**Your objective**: Go through the listing and set it down exactly, leaving out its pictures.
-- Provided material start --
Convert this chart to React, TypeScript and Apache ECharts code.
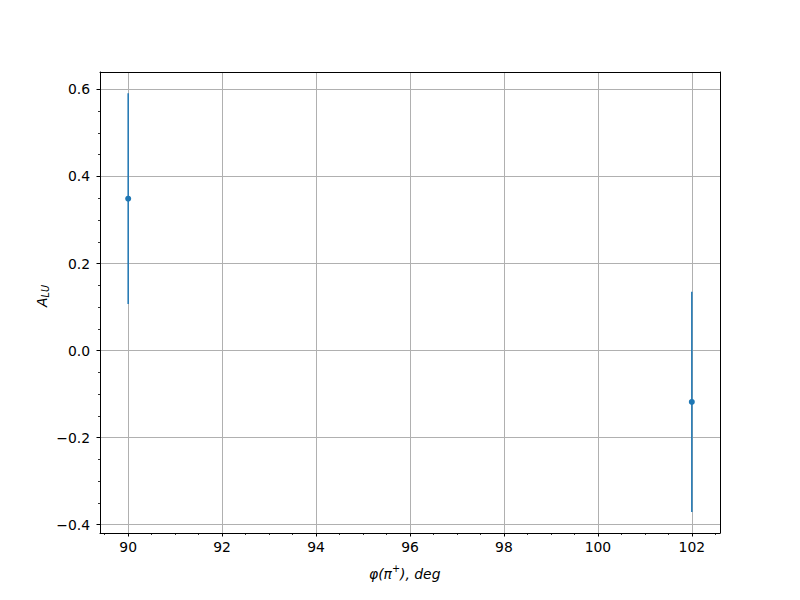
import React, { useEffect, useRef } from "react";
import * as echarts from "echarts";

const phiValues = [90, 102];
const aluValues = [0.349, -0.118];
const aluErrors = [0.242, 0.253];

const xTickLabels = [90, 92, 94, 96, 98, 100, 102];
const yTickLabels = [-0.4, -0.2, 0.0, 0.2, 0.4, 0.6];
const xMinorTicks = [89.5, 90.5, 91, 91.5, 92.5, 93, 93.5, 94.5, 95, 95.5, 96.5, 97, 97.5, 98.5, 99, 99.5, 100.5, 101, 101.5, 102.5];
const yMinorTicks = [-0.35, -0.3, -0.25, -0.15, -0.1, -0.05, 0.05, 0.1, 0.15, 0.25, 0.3, 0.35, 0.45, 0.5, 0.55];

const X_MIN = 89.4;
const X_MAX = 102.6;
const Y_MIN = -0.419;
const Y_MAX = 0.64;

const BLUE = "#1f77b4";
const FONT = "DejaVu Sans";

export default function App() {
  const ref = useRef<HTMLDivElement>(null);
  useEffect(() => {
    if (!ref.current) return;
    const chart = echarts.init(ref.current, null, { renderer: "svg" });
    const grid = { left: 100, top: 72, width: 620, height: 461 };
    const fmt = (v: number) => v.toFixed(1).replace("-", "\u2212");
    const option: any = {
      animation: false,
      backgroundColor: "#ffffff",
      grid: [grid],
      xAxis: [
        {
          type: "value",
          min: X_MIN,
          max: X_MAX,
          splitNumber: 7,
          axisLine: { show: true, onZero: false, lineStyle: { color: "#000", width: 1 } },
          axisTick: { show: true, customValues: xTickLabels, length: 3.5, inside: false, lineStyle: { color: "#000", width: 1 } },
          axisLabel: { customValues: xTickLabels, margin: 7, color: "#000", fontFamily: FONT, fontSize: 13.9, formatter: (v: number) => String(v) },
          splitLine: { show: true, lineStyle: { color: "#b0b0b0", width: 1 } },
          minorTick: { show: false },
        },
        {
          type: "value",
          min: X_MIN,
          max: X_MAX,
          position: "bottom",
          splitNumber: 7,
          axisLine: { show: false, onZero: false },
          axisTick: { show: true, customValues: xMinorTicks, length: 2, lineStyle: { color: "#000", width: 0.8 } },
          axisLabel: { show: false },
          splitLine: { show: false },
        },
        {
          type: "value",
          min: X_MIN,
          max: X_MAX,
          position: "top",
          axisLine: { show: true, onZero: false, lineStyle: { color: "#000", width: 1 } },
          axisTick: { show: false },
          axisLabel: { show: false },
          splitLine: { show: false },
        },
      ],
      yAxis: [
        {
          type: "value",
          min: Y_MIN,
          max: Y_MAX,
          splitNumber: 5,
          axisLine: { show: true, onZero: false, lineStyle: { color: "#000", width: 1 } },
          axisTick: { show: true, customValues: yTickLabels, length: 3.5, lineStyle: { color: "#000", width: 1 } },
          axisLabel: { customValues: yTickLabels, margin: 10, color: "#000", fontFamily: FONT, fontSize: 13.9, formatter: fmt },
          splitLine: { show: true, lineStyle: { color: "#b0b0b0", width: 1 } },
        },
        {
          type: "value",
          min: Y_MIN,
          max: Y_MAX,
          position: "left",
          axisLine: { show: false, onZero: false },
          axisTick: { show: true, customValues: yMinorTicks, length: 2, lineStyle: { color: "#000", width: 0.8 } },
          axisLabel: { show: false },
          splitLine: { show: false },
        },
        {
          type: "value",
          min: Y_MIN,
          max: Y_MAX,
          position: "right",
          axisLine: { show: true, onZero: false, lineStyle: { color: "#000", width: 1 } },
          axisTick: { show: false },
          axisLabel: { show: false },
          splitLine: { show: false },
        },
      ],
      series: [
        {
          type: "custom",
          xAxisIndex: 0,
          yAxisIndex: 0,
          data: phiValues.map((x, i) => [x, aluValues[i] - aluErrors[i], aluValues[i] + aluErrors[i]]),
          renderItem: (params: any, api: any) => {
            const lo = api.coord([api.value(0), api.value(1)]);
            const hi = api.coord([api.value(0), api.value(2)]);
            return {
              type: "line",
              shape: { x1: lo[0], y1: lo[1], x2: hi[0], y2: hi[1] },
              style: { stroke: BLUE, lineWidth: 1.5 },
            };
          },
          z: 3,
        },
        {
          type: "scatter",
          xAxisIndex: 0,
          yAxisIndex: 0,
          data: phiValues.map((x, i) => [x, aluValues[i]]),
          symbol: "circle",
          symbolSize: 6,
          itemStyle: { color: BLUE, opacity: 1 },
          z: 4,
        },
      ],
      graphic: [
        {
          type: "text",
          left: 369,
          top: 563,
          style: {
            text: "{i|φ(π}{s|+}{i|), deg}",
            rich: {
              i: { fontFamily: FONT, fontSize: 13.9, fontStyle: "italic", fill: "#000" },
              s: { fontFamily: FONT, fontSize: 9.7, fontStyle: "italic", fill: "#000", verticalAlign: "top", lineHeight: 22 },
            },
          },
        },
        {
          type: "text",
          x: 42,
          y: 296,
          rotation: Math.PI / 2,
          style: {
            text: "{i|A}{s|LU}",
            align: "center",
            verticalAlign: "middle",
            rich: {
              i: { fontFamily: FONT, fontSize: 13.9, fontStyle: "italic", fill: "#000" },
              s: { fontFamily: FONT, fontSize: 9.7, fontStyle: "italic", fill: "#000", verticalAlign: "bottom", padding: [6, 0, 0, 0] },
            },
          },
        },
      ],
    };
    chart.setOption(option);
    return () => chart.dispose();
  }, []);
  return <div ref={ref} style={{ width: 800, height: 600, margin: -8 }} />;
}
-- Provided material end --
**The answer**:
Convert this chart to React, TypeScript and Apache ECharts code.
import React, { useEffect, useRef } from "react";
import * as echarts from "echarts";

const phiValues = [90, 102];
const aluValues = [0.349, -0.118];
const aluErrors = [0.242, 0.253];

const xTickLabels = [90, 92, 94, 96, 98, 100, 102];
const yTickLabels = [-0.4, -0.2, 0.0, 0.2, 0.4, 0.6];
const xMinorTicks = [89.5, 90.5, 91, 91.5, 92.5, 93, 93.5, 94.5, 95, 95.5, 96.5, 97, 97.5, 98.5, 99, 99.5, 100.5, 101, 101.5, 102.5];
const yMinorTicks = [-0.35, -0.3, -0.25, -0.15, -0.1, -0.05, 0.05, 0.1, 0.15, 0.25, 0.3, 0.35, 0.45, 0.5, 0.55];

const X_MIN = 89.4;
const X_MAX = 102.6;
const Y_MIN = -0.419;
const Y_MAX = 0.64;

const BLUE = "#1f77b4";
const FONT = "DejaVu Sans";

export default function App() {
  const ref = useRef<HTMLDivElement>(null);
  useEffect(() => {
    if (!ref.current) return;
    const chart = echarts.init(ref.current, null, { renderer: "svg" });
    const grid = { left: 100, top: 72, width: 620, height: 461 };
    const fmt = (v: number) => v.toFixed(1).replace("-", "\u2212");
    const option: any = {
      animation: false,
      backgroundColor: "#ffffff",
      grid: [grid],
      xAxis: [
        {
          type: "value",
          min: X_MIN,
          max: X_MAX,
          splitNumber: 7,
          axisLine: { show: true, onZero: false, lineStyle: { color: "#000", width: 1 } },
          axisTick: { show: true, customValues: xTickLabels, length: 3.5, inside: false, lineStyle: { color: "#000", width: 1 } },
          axisLabel: { customValues: xTickLabels, margin: 7, color: "#000", fontFamily: FONT, fontSize: 13.9, formatter: (v: number) => String(v) },
          splitLine: { show: true, lineStyle: { color: "#b0b0b0", width: 1 } },
          minorTick: { show: false },
        },
        {
          type: "value",
          min: X_MIN,
          max: X_MAX,
          position: "bottom",
          splitNumber: 7,
          axisLine: { show: false, onZero: false },
          axisTick: { show: true, customValues: xMinorTicks, length: 2, lineStyle: { color: "#000", width: 0.8 } },
          axisLabel: { show: false },
          splitLine: { show: false },
        },
        {
          type: "value",
          min: X_MIN,
          max: X_MAX,
          position: "top",
          axisLine: { show: true, onZero: false, lineStyle: { color: "#000", width: 1 } },
          axisTick: { show: false },
          axisLabel: { show: false },
          splitLine: { show: false },
        },
      ],
      yAxis: [
        {
          type: "value",
          min: Y_MIN,
          max: Y_MAX,
          splitNumber: 5,
          axisLine: { show: true, onZero: false, lineStyle: { color: "#000", width: 1 } },
          axisTick: { show: true, customValues: yTickLabels, length: 3.5, lineStyle: { color: "#000", width: 1 } },
          axisLabel: { customValues: yTickLabels, margin: 10, color: "#000", fontFamily: FONT, fontSize: 13.9, formatter: fmt },
          splitLine: { show: true, lineStyle: { color: "#b0b0b0", width: 1 } },
        },
        {
          type: "value",
          min: Y_MIN,
          max: Y_MAX,
          position: "left",
          axisLine: { show: false, onZero: false },
          axisTick: { show: true, customValues: yMinorTicks, length: 2, lineStyle: { color: "#000", width: 0.8 } },
          axisLabel: { show: false },
          splitLine: { show: false },
        },
        {
          type: "value",
          min: Y_MIN,
          max: Y_MAX,
          position: "right",
          axisLine: { show: true, onZero: false, lineStyle: { color: "#000", width: 1 } },
          axisTick: { show: false },
          axisLabel: { show: false },
          splitLine: { show: false },
        },
      ],
      series: [
        {
          type: "custom",
          xAxisIndex: 0,
          yAxisIndex: 0,
          data: phiValues.map((x, i) => [x, aluValues[i] - aluErrors[i], aluValues[i] + aluErrors[i]]),
          renderItem: (params: any, api: any) => {
            const lo = api.coord([api.value(0), api.value(1)]);
            const hi = api.coord([api.value(0), api.value(2)]);
            return {
              type: "line",
              shape: { x1: lo[0], y1: lo[1], x2: hi[0], y2: hi[1] },
              style: { stroke: BLUE, lineWidth: 1.5 },
            };
          },
          z: 3,
        },
        {
          type: "scatter",
          xAxisIndex: 0,
          yAxisIndex: 0,
          data: phiValues.map((x, i) => [x, aluValues[i]]),
          symbol: "circle",
          symbolSize: 6,
          itemStyle: { color: BLUE, opacity: 1 },
          z: 4,
        },
      ],
      graphic: [
        {
          type: "text",
          left: 369,
          top: 563,
          style: {
            text: "{i|φ(π}{s|+}{i|), deg}",
            rich: {
              i: { fontFamily: FONT, fontSize: 13.9, fontStyle: "italic", fill: "#000" },
              s: { fontFamily: FONT, fontSize: 9.7, fontStyle: "italic", fill: "#000", verticalAlign: "top", lineHeight: 22 },
            },
          },
        },
        {
          type: "text",
          x: 42,
          y: 296,
          rotation: Math.PI / 2,
          style: {
            text: "{i|A}{s|LU}",
            align: "center",
            verticalAlign: "middle",
            rich: {
              i: { fontFamily: FONT, fontSize: 13.9, fontStyle: "italic", fill: "#000" },
              s: { fontFamily: FONT, fontSize: 9.7, fontStyle: "italic", fill: "#000", verticalAlign: "bottom", padding: [6, 0, 0, 0] },
            },
          },
        },
      ],
    };
    chart.setOption(option);
    return () => chart.dispose();
  }, []);
  return <div ref={ref} style={{ width: 800, height: 600, margin: -8 }} />;
}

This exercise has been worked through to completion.